• [Brief]: Give back, exactly as it appears, the run of lines opening with the one containing "Output the component" and closing with the one containing "const A = 125.6, B = 196.5, K = 0.083;". Nothing outside that run should appear.
····················
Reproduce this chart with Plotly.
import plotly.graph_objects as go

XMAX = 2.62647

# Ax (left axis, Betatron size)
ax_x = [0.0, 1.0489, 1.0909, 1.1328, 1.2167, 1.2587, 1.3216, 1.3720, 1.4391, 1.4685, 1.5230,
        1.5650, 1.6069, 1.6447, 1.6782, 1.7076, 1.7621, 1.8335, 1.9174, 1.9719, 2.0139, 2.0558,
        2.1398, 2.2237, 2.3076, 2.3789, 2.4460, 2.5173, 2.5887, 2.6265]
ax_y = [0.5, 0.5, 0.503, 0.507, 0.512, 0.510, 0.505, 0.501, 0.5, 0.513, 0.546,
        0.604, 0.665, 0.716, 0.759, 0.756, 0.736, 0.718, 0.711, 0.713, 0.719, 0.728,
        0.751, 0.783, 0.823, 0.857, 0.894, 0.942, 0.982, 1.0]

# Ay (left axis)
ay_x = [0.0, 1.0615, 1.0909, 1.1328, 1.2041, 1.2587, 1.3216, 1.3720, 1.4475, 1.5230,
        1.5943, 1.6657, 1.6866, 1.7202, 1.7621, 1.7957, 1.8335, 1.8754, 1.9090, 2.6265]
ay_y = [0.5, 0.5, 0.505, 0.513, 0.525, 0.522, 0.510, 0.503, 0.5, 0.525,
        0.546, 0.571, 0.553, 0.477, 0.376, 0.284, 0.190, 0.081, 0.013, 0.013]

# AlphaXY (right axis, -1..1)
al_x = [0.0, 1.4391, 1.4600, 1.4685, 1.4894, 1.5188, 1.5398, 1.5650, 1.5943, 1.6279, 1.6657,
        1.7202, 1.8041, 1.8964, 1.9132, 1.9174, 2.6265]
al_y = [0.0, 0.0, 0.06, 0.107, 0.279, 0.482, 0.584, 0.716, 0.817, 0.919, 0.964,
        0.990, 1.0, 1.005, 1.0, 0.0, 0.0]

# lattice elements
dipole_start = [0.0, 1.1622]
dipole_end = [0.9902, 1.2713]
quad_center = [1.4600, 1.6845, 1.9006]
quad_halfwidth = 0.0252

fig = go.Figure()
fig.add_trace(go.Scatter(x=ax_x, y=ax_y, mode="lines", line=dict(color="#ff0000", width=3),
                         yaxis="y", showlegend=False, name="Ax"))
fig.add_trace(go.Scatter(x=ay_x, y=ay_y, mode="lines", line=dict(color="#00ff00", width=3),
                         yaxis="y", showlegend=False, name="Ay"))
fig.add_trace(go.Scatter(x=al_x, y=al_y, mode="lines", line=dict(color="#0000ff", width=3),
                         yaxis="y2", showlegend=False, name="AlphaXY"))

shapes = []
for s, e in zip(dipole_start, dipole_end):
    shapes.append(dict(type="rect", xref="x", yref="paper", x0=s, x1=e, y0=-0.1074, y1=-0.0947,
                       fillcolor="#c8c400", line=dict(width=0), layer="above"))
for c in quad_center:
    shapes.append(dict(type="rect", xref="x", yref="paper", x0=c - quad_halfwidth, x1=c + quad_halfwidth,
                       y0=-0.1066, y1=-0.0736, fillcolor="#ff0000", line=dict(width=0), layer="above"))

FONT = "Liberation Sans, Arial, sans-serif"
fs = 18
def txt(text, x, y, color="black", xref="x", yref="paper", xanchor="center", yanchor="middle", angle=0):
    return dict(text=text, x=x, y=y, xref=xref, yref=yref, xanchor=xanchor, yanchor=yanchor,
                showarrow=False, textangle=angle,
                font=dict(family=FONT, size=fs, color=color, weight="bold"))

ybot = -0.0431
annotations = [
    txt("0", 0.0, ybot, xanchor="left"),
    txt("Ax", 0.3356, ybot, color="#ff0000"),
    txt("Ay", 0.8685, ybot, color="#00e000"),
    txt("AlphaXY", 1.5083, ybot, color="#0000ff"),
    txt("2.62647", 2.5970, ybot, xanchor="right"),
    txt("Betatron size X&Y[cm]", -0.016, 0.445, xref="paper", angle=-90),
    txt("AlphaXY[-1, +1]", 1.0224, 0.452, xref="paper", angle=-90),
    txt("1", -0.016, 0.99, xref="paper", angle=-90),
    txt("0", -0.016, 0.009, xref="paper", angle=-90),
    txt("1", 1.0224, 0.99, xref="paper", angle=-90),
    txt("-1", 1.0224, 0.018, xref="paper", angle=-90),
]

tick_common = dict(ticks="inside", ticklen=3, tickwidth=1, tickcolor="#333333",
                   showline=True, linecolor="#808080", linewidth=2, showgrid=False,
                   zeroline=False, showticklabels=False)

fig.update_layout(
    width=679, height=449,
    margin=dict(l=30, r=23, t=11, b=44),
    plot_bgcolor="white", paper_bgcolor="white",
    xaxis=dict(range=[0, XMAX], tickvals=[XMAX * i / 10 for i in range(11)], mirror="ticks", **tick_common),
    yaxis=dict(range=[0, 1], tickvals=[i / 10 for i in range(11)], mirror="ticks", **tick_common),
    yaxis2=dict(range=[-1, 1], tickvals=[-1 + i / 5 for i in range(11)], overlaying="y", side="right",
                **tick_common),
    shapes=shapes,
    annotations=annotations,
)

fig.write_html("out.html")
····················
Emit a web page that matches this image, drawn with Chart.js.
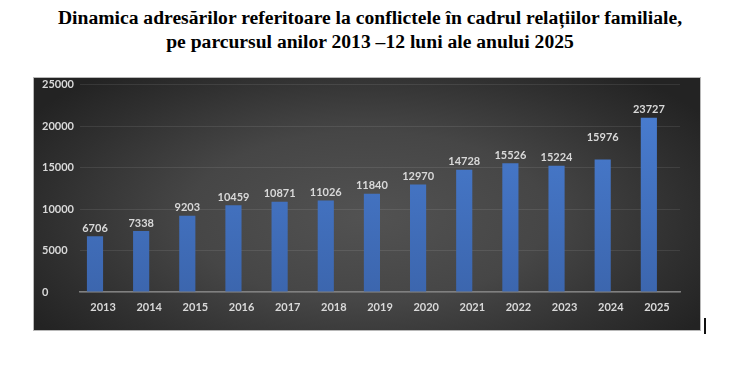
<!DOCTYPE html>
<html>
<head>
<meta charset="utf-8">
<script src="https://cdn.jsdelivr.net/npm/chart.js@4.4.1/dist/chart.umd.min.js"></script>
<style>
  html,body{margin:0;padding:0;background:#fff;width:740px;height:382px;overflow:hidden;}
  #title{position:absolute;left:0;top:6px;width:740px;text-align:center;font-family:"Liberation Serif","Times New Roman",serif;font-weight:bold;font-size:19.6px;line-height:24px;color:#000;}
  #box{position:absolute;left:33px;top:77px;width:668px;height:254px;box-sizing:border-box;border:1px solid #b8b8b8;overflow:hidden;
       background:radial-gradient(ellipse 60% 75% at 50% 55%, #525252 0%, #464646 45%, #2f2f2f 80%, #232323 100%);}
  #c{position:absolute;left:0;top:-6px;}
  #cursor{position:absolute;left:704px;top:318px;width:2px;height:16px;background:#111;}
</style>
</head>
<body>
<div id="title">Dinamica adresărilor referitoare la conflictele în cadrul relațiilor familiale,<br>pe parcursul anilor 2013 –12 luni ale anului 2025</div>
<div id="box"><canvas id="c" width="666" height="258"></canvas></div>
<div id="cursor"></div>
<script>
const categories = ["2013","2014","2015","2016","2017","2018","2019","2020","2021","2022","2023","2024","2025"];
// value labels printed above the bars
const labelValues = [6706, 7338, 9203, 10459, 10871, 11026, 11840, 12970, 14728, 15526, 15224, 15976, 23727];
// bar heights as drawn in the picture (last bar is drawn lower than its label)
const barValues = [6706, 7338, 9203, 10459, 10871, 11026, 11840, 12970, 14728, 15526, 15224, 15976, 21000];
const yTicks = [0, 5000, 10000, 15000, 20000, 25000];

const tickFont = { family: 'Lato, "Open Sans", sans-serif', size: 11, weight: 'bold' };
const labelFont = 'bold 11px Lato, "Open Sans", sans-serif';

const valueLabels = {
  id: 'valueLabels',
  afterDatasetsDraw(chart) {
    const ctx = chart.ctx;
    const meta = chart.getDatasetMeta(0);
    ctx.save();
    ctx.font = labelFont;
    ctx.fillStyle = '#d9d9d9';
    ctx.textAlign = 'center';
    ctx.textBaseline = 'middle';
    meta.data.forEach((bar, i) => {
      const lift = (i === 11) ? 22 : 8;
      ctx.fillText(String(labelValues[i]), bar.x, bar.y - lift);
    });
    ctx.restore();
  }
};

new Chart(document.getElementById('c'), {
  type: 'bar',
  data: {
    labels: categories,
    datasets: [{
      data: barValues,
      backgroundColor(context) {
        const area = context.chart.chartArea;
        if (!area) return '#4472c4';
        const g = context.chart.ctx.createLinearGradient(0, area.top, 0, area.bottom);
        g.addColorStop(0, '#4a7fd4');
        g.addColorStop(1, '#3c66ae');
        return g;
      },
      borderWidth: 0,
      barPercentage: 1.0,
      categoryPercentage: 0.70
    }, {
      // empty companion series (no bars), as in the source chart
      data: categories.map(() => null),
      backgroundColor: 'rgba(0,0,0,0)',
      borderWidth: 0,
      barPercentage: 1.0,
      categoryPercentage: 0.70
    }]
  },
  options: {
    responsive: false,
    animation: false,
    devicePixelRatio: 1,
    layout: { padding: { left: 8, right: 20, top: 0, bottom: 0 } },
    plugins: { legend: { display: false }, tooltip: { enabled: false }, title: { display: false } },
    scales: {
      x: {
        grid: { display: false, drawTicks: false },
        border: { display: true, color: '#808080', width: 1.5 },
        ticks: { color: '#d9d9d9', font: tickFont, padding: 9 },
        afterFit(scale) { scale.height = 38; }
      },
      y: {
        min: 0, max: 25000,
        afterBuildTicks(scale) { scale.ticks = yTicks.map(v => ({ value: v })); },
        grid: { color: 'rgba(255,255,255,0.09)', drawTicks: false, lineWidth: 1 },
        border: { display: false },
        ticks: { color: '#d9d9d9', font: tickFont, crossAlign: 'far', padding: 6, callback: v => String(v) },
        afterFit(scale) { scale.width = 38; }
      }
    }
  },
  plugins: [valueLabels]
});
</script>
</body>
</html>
····················
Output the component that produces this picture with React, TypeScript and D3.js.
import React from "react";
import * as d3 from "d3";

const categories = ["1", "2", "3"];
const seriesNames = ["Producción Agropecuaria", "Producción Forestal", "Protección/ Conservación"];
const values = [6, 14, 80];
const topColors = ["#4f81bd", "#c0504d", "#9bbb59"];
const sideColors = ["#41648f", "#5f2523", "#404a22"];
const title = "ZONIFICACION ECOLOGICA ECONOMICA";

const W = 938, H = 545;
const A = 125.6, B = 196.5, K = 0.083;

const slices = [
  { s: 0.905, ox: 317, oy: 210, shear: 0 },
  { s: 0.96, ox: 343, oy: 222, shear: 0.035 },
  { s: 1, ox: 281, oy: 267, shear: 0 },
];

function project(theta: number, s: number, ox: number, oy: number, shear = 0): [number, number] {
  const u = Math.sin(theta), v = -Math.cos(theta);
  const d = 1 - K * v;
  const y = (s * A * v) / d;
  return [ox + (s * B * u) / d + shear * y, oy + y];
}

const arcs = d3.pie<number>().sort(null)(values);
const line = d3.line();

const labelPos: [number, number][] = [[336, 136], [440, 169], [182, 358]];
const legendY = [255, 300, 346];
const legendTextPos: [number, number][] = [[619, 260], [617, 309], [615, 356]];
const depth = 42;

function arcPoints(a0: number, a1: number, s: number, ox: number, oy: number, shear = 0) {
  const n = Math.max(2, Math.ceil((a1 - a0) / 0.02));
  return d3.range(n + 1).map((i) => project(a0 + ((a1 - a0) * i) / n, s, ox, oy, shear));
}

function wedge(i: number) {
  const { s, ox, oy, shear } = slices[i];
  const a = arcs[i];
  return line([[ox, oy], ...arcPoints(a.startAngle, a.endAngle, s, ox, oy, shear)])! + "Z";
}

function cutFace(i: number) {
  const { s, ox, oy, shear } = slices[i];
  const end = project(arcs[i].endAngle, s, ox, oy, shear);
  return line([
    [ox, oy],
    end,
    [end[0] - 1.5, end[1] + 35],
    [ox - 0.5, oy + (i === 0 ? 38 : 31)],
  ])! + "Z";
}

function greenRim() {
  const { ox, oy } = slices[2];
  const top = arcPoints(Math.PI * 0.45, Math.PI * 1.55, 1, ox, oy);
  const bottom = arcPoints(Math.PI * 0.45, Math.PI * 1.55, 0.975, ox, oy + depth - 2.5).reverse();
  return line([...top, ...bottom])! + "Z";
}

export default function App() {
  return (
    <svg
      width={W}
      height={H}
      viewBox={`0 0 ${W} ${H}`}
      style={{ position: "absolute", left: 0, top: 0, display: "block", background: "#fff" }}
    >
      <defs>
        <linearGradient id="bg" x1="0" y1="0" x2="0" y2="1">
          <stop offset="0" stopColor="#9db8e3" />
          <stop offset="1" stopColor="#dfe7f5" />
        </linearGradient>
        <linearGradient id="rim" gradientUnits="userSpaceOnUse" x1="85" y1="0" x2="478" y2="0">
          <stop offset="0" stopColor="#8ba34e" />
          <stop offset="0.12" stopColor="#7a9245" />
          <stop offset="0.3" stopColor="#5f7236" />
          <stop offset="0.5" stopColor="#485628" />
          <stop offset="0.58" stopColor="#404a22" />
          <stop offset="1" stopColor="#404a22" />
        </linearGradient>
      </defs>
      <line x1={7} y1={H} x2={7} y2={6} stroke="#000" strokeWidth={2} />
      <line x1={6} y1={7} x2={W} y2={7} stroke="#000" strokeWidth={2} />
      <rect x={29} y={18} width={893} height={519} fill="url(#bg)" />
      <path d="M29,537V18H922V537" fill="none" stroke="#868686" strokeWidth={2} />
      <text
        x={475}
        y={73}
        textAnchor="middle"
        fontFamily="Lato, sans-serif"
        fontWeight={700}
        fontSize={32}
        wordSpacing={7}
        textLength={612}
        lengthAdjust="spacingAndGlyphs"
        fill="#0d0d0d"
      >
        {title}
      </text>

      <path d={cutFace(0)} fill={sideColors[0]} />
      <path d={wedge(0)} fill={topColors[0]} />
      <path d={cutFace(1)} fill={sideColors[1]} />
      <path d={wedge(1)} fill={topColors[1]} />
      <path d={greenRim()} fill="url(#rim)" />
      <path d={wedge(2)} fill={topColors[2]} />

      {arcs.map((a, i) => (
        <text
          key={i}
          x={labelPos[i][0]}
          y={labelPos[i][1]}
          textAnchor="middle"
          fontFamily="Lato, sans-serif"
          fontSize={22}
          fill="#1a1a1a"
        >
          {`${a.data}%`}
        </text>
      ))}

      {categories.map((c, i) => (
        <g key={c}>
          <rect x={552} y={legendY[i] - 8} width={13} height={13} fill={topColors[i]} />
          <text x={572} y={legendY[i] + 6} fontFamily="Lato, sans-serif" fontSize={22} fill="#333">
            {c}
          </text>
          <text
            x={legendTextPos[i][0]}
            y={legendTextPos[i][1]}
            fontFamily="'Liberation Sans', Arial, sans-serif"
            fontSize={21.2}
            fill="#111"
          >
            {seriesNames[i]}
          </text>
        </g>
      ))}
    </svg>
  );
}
····················
• [Answer to this task]:
Output the component that produces this picture with React, TypeScript and D3.js.
import React from "react";
import * as d3 from "d3";

const categories = ["1", "2", "3"];
const seriesNames = ["Producción Agropecuaria", "Producción Forestal", "Protección/ Conservación"];
const values = [6, 14, 80];
const topColors = ["#4f81bd", "#c0504d", "#9bbb59"];
const sideColors = ["#41648f", "#5f2523", "#404a22"];
const title = "ZONIFICACION ECOLOGICA ECONOMICA";

const W = 938, H = 545;
const A = 125.6, B = 196.5, K = 0.083;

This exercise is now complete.